Yükseköğretimde Gözetim ve Denetim - Yasal Çerçeve ve Uygulamalar -
Devlet Denetleme Kurulu Raporu (2009) lütfen tıklayın
2547 sayılı Kanun’da öğretim elemanlarının disiplin suçlarına ilişkin yapılması düşünülen değişiklikler hakkında Bilim Akademisi’nin raporu (2016) lütfen tıklayın

12 Mayıs 2024

Belma AKÇURA - Bilimsel makale yalanı! (Milliyet)

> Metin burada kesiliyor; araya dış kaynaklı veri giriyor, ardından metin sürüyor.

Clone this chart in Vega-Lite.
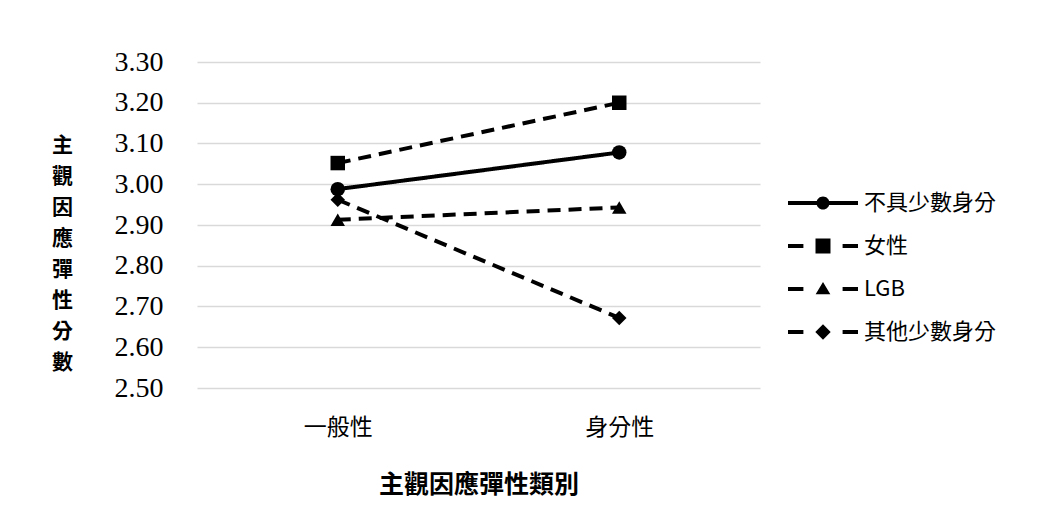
{
  "$schema": "https://vega.github.io/schema/vega-lite/v6.json",
  "width": 563,
  "height": 326,
  "autosize": {"type": "none"},
  "padding": {"left": 197, "top": 62, "right": 289, "bottom": 128},
  "background": "white",
  "config": {
    "view": {"stroke": null},
    "font": "Noto Sans CJK TC"
  },
  "data": {
    "values": [
      {"type": "一般性", "group": "不具少數身分", "score": 2.988},
      {"type": "身分性", "group": "不具少數身分", "score": 3.078},
      {"type": "一般性", "group": "女性", "score": 3.052},
      {"type": "身分性", "group": "女性", "score": 3.200},
      {"type": "一般性", "group": "LGB", "score": 2.913},
      {"type": "身分性", "group": "LGB", "score": 2.943},
      {"type": "一般性", "group": "其他少數身分", "score": 2.962},
      {"type": "身分性", "group": "其他少數身分", "score": 2.672}
    ]
  },
  "encoding": {
    "x": {
      "field": "type", "type": "nominal",
      "scale": {"type": "point", "domain": ["一般性", "身分性"], "padding": 0.5},
      "axis": {
        "title": "主觀因應彈性類別",
        "titleFont": "Noto Sans CJK TC", "titleFontSize": 25, "titleFontWeight": "bold", "titleColor": "black",
        "titlePadding": 33,
        "labelAngle": 0, "labelFont": "Noto Sans CJK TC", "labelFontSize": 23, "labelColor": "black",
        "labelPadding": 28, "domain": false, "ticks": false, "grid": false
      }
    },
    "y": {
      "field": "score", "type": "quantitative",
      "scale": {"domain": [2.5, 3.3], "nice": false, "zero": false},
      "axis": {
        "values": [2.5, 2.6, 2.7, 2.8, 2.9, 3.0, 3.1, 3.2, 3.3],
        "format": ".2f",
        "title": ["主", "觀", "因", "應", "彈", "性", "分", "數"],
        "titleAngle": 0, "titleFont": "Noto Sans CJK TC", "titleFontSize": 21, "titleFontWeight": "bold",
        "titleColor": "black", "titleLineHeight": 31, "titleAlign": "center", "titleBaseline": "middle",
        "titleX": -135, "titleY": 83,
        "labelFont": "Liberation Serif", "labelFontSize": 28, "labelColor": "black", "labelPadding": 34,
        "domain": false, "ticks": false,
        "grid": true, "gridColor": "#d9d9d9", "gridWidth": 1.5
      }
    }
  },
  "resolve": {"scale": {"shape": "independent"}},
  "layer": [
    {
      "mark": {"type": "line", "color": "black", "strokeWidth": 4},
      "encoding": {
        "strokeDash": {
          "field": "group", "type": "nominal",
          "scale": {"domain": ["不具少數身分", "女性", "LGB", "其他少數身分"], "range": [[1, 0], [13, 8], [13, 8], [13, 8]]},
          "legend": null
        }
      }
    },
    {
      "mark": {"type": "point", "filled": true, "color": "black", "opacity": 1, "size": 210},
      "encoding": {
        "shape": {
          "field": "group", "type": "nominal",
          "scale": {"domain": ["不具少數身分", "女性", "LGB", "其他少數身分"], "range": ["circle", "square", "triangle-up", "diamond"]},
          "legend": null
        }
      }
    },
    {
      "mark": {"type": "point", "filled": true, "color": "black", "opacity": 0, "size": 196},
      "encoding": {
        "shape": {
          "field": "group", "type": "nominal",
          "scale": {
            "domain": ["不具少數身分", "女性", "LGB", "其他少數身分"],
            "range": [
              "M-5,-0.29H5V0.29H-5Z M0.93,0A0.93,0.93,0,1,1,-0.93,0A0.93,0.93,0,1,1,0.93,0Z",
              "M-5,-0.29H-2.8V0.29H-5Z M-1.07,-1.07H1.07V1.07H-1.07Z M2.8,-0.29H5V0.29H2.8Z",
              "M-5,-0.29H-2.8V0.29H-5Z M0,-1L1.05,0.75H-1.05Z M2.8,-0.29H5V0.29H2.8Z",
              "M-5,-0.29H-2.8V0.29H-5Z M0,-1.1L1.1,0L0,1.1L-1.1,0Z M2.8,-0.29H5V0.29H2.8Z"
            ]
          },
          "legend": {
            "title": null, "orient": "none", "legendX": 615, "legendY": 130,
            "padding": 0, "symbolSize": 196, "symbolOpacity": 1,
            "symbolFillColor": "black", "symbolStrokeColor": "black", "symbolStrokeWidth": 0,
            "labelFont": "Noto Sans CJK TC", "labelFontSize": 22, "labelColor": "black",
            "labelOffset": 30, "rowPadding": 21
          }
        }
      }
    }
  ]
}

Gazeteciler haber kaynağı olarak genellikle sağlık, eğitim, güvenlik, iklim değişikliği ve ekonomik kalkınma gibi alanlarda politika oluşturma sürecine rehberlik eden bilimsel veri ve akademik makalelere güvenir. Oysa son yıllarda geri çekilen akademik makalelerin sayısındaki artış hayli dikkat çekici. Geçen yıl Retraction Watch veri tabanına göre son on yılda 10 bin makale kriterlere uymadığı için geri çekildi.  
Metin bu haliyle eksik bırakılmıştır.